The nanoscale structure and unoccupied valence electronic states in FeSe1-xTex chalcogenides probed by X-ray absorption measurements.

We have studied the nanoscale structure and unoccupied electronic states in FeSe1-xTex by a combined analysis of Se K, Te L1 and Fe K-edges X-ray absorption measurements. Extended X-ray absorption fine structure (EXAFS) results show that iron-chalcogen (Fe-Se and Fe-Te) distances in ternary FeSe1-xTex are similar to those measured for binary FeSe and FeTe.

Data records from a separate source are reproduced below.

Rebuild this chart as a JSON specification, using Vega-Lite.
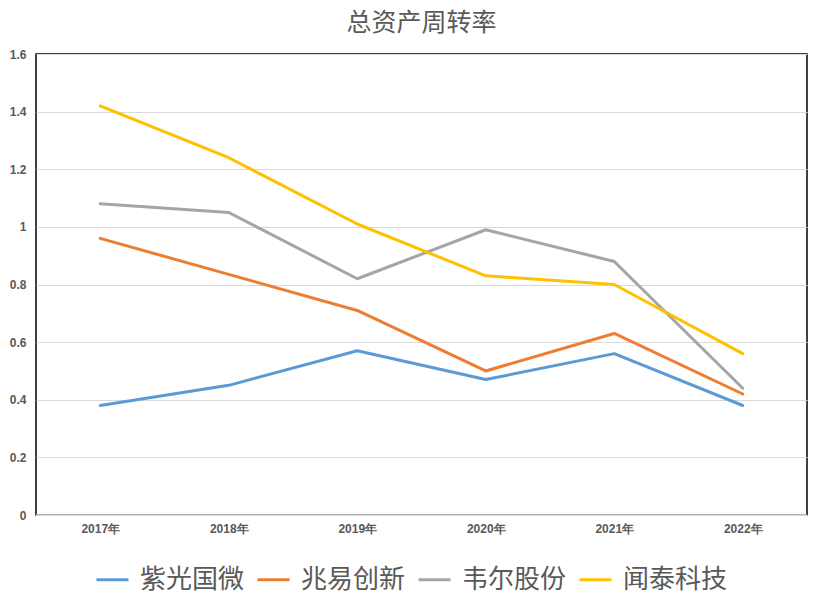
{
  "$schema": "https://vega.github.io/schema/vega-lite/v6.json",
  "autosize": "none",
  "width": 771,
  "height": 461,
  "padding": {"left": 36, "top": 54, "right": 14, "bottom": 82},
  "background": "white",
  "title": {
    "text": "总资产周转率",
    "font": "Noto Sans CJK SC",
    "fontSize": 25,
    "fontWeight": "normal",
    "color": "#595959",
    "anchor": "middle",
    "offset": 12
  },
  "config": {
    "view": {"stroke": "black", "strokeWidth": 1.5},
    "axis": {
      "labelFont": "Liberation Sans",
      "labelFontSize": 12,
      "labelFontWeight": "bold",
      "labelColor": "#595959",
      "ticks": false,
      "domain": false,
      "title": null,
      "gridColor": "#D9D9D9",
      "gridWidth": 1
    }
  },
  "data": {
    "values": [
      {"year": "2017年", "company": "紫光国微", "value": 0.38},
      {"year": "2018年", "company": "紫光国微", "value": 0.45},
      {"year": "2019年", "company": "紫光国微", "value": 0.57},
      {"year": "2020年", "company": "紫光国微", "value": 0.47},
      {"year": "2021年", "company": "紫光国微", "value": 0.56},
      {"year": "2022年", "company": "紫光国微", "value": 0.38},
      {"year": "2017年", "company": "兆易创新", "value": 0.96},
      {"year": "2018年", "company": "兆易创新", "value": 0.835},
      {"year": "2019年", "company": "兆易创新", "value": 0.71},
      {"year": "2020年", "company": "兆易创新", "value": 0.50},
      {"year": "2021年", "company": "兆易创新", "value": 0.63},
      {"year": "2022年", "company": "兆易创新", "value": 0.42},
      {"year": "2017年", "company": "韦尔股份", "value": 1.08},
      {"year": "2018年", "company": "韦尔股份", "value": 1.05},
      {"year": "2019年", "company": "韦尔股份", "value": 0.82},
      {"year": "2020年", "company": "韦尔股份", "value": 0.99},
      {"year": "2021年", "company": "韦尔股份", "value": 0.88},
      {"year": "2022年", "company": "韦尔股份", "value": 0.44},
      {"year": "2017年", "company": "闻泰科技", "value": 1.42},
      {"year": "2018年", "company": "闻泰科技", "value": 1.24},
      {"year": "2019年", "company": "闻泰科技", "value": 1.01},
      {"year": "2020年", "company": "闻泰科技", "value": 0.83},
      {"year": "2021年", "company": "闻泰科技", "value": 0.80},
      {"year": "2022年", "company": "闻泰科技", "value": 0.56}
    ]
  },
  "layer": [
    {
      "mark": {"type": "line", "strokeWidth": 3, "strokeCap": "round", "strokeJoin": "round"},
      "encoding": {
        "x": {
          "field": "year", "type": "ordinal",
          "scale": {"type": "point", "padding": 0.5},
          "axis": {"labelAngle": 0, "grid": false, "labelPadding": 8}
        },
        "y": {
          "field": "value", "type": "quantitative",
          "scale": {"domain": [0, 1.6], "nice": false},
          "axis": {"values": [0, 0.2, 0.4, 0.6, 0.8, 1, 1.2, 1.4, 1.6], "format": "~g", "labelPadding": 10, "grid": true}
        },
        "color": {
          "field": "company", "type": "nominal",
          "scale": {
            "domain": ["紫光国微", "兆易创新", "韦尔股份", "闻泰科技"],
            "range": ["#5B9BD5", "#ED7D31", "#A5A5A5", "#FFC000"]
          },
          "legend": {
            "title": null,
            "orient": "none",
            "legendX": 59,
            "legendY": 508,
            "direction": "horizontal",
            "labelFont": "Noto Sans CJK SC",
            "labelFontSize": 26,
            "labelColor": "#595959",
            "symbolType": "stroke",
            "symbolSize": 1024,
            "symbolStrokeWidth": 3,
            "columnPadding": 6,
            "labelOffset": 10
          }
        }
      }
    },
    {
      "data": {"values": [{"y": 0}]},
      "mark": {"type": "rule", "color": "#D9D9D9", "strokeWidth": 1.5},
      "encoding": {"y": {"field": "y", "type": "quantitative"}}
    }
  ]
}
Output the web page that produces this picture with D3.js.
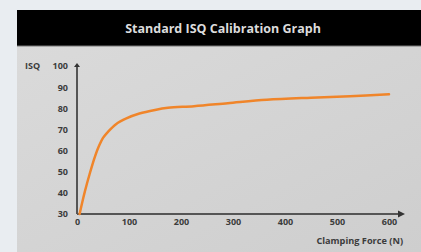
<!DOCTYPE html>
<html><head><meta charset="utf-8">
<script src="https://cdn.jsdelivr.net/npm/d3@7"></script>
<style>html,body{margin:0;padding:0;background:#e9edf1;overflow:hidden}</style>
</head><body>
<svg id="c" width="421" height="252"></svg>
<script>
const title = "Standard ISQ Calibration Graph";
const force = [5, 15, 25, 35, 42, 50, 60, 75, 95, 120, 150, 175, 225, 290, 365, 450, 525, 600];
const isq   = [30, 40.5, 49.5, 57.5, 62, 66, 69, 72.5, 75.2, 77.5, 79.2, 80.2, 81, 82.4, 84, 85, 85.7, 86.6];
const xTicks = [0, 100, 200, 300, 400, 500, 600];
const yTicks = [30, 40, 50, 60, 70, 80, 90, 100];
const xLabel = "Clamping Force (N)";
const yLabel = "ISQ";

const svg = d3.select("#c");
const defs = svg.append("defs");
const g1 = defs.append("linearGradient").attr("id","pg").attr("x1","0").attr("y1","0").attr("x2","1").attr("y2","1");
g1.append("stop").attr("offset","0").attr("stop-color","#dadada");
g1.append("stop").attr("offset","1").attr("stop-color","#cecece");

svg.append("rect").attr("x",17).attr("y",46).attr("width",404).attr("height",206).attr("fill","url(#pg)");
svg.append("rect").attr("x",17).attr("y",10).attr("width",404).attr("height",36).attr("fill","#000");
svg.append("line").attr("x1",17).attr("x2",421).attr("y1",46).attr("y2",46).attr("stroke","#777").attr("stroke-width",1);
svg.append("text").attr("x",223).attr("y",33).attr("text-anchor","middle")
  .attr("font-family","'Open Sans', sans-serif").attr("font-weight","700").attr("font-size",12.5)
  .attr("fill","#dcdcdc").text(title);

const x = d3.scaleLinear().domain([0,600]).range([77,389]);
const y = d3.scaleLinear().domain([30,100]).range([214,66]);

const axisCol = "#555";
svg.append("line").attr("x1",x(0)).attr("x2",401).attr("y1",y(30)).attr("y2",y(30)).attr("stroke",axisCol).attr("stroke-width",2);
svg.append("path").attr("d",`M405,${y(30)} L398,${y(30)-3.5} L398,${y(30)+3.5}Z`).attr("fill","#333");
svg.append("line").attr("x1",x(0)).attr("x2",x(0)).attr("y1",y(30)).attr("y2",y(100)).attr("stroke",axisCol).attr("stroke-width",2);
svg.append("path").attr("d",`M${x(0)},${y(100)-3} L${x(0)-3},${y(100)+1} L${x(0)+3},${y(100)+1}Z`).attr("fill","#333");

const fnt = "'Open Sans', sans-serif";
const tc = "#3c3c3c";
const xa = svg.append("g").attr("transform",`translate(0,${y(30)})`)
  .call(d3.axisBottom(x).tickValues(xTicks).tickSize(0).tickPadding(5));
xa.select(".domain").remove();
xa.selectAll("text").attr("font-family",fnt).attr("font-size",9).attr("font-weight","700").attr("fill",tc);

const ya = svg.append("g").attr("transform",`translate(68,0)`)
  .call(d3.axisLeft(y).tickValues(yTicks).tickSize(0).tickPadding(0));
ya.select(".domain").remove();
ya.selectAll("text").attr("font-family",fnt).attr("font-size",9).attr("font-weight","700").attr("fill",tc);

svg.append("text").attr("x",25).attr("y",y(100)+3).attr("font-family",fnt).attr("font-size",9).attr("font-weight","700").attr("fill",tc).text(yLabel);
svg.append("text").attr("x",403).attr("y",244).attr("text-anchor","end").attr("font-family",fnt).attr("font-size",9.2).attr("font-weight","700").attr("fill",tc).text(xLabel);

const data = force.map((f,i)=>[f,isq[i]]);
svg.append("path").datum(data)
  .attr("d", d3.line().x(d=>x(d[0])).y(d=>y(d[1])).curve(d3.curveCatmullRom.alpha(0.5)))
  .attr("fill","none").attr("stroke","#f0852a").attr("stroke-width",2.5).attr("stroke-linecap","round");
</script>
</body></html>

The local Fe-Se/Te distances determined by different absorption edges fit well in the characteristic Z-plot of random alloys, providing unambiguous support to the inhomogeneous nanoscale structure of the ternary FeSe1-xTex system. X-ray absorption near-edge structure (XANES) spectra reveal a gradual evolution of the unoccupied valence electronic states as a function of Te-substitution in FeSe1-xTex. The Fe 3d-Se 4p/Te 5p hybridization is found to decrease with Te-substitution, accompanied by an increase in unoccupied Se 4p states and a decrease in unoccupied Te 5p states. The results are discussed in the frame of local inhomogeneity in the FeSe1-xTex system driven by random alloying of Se/Te atoms.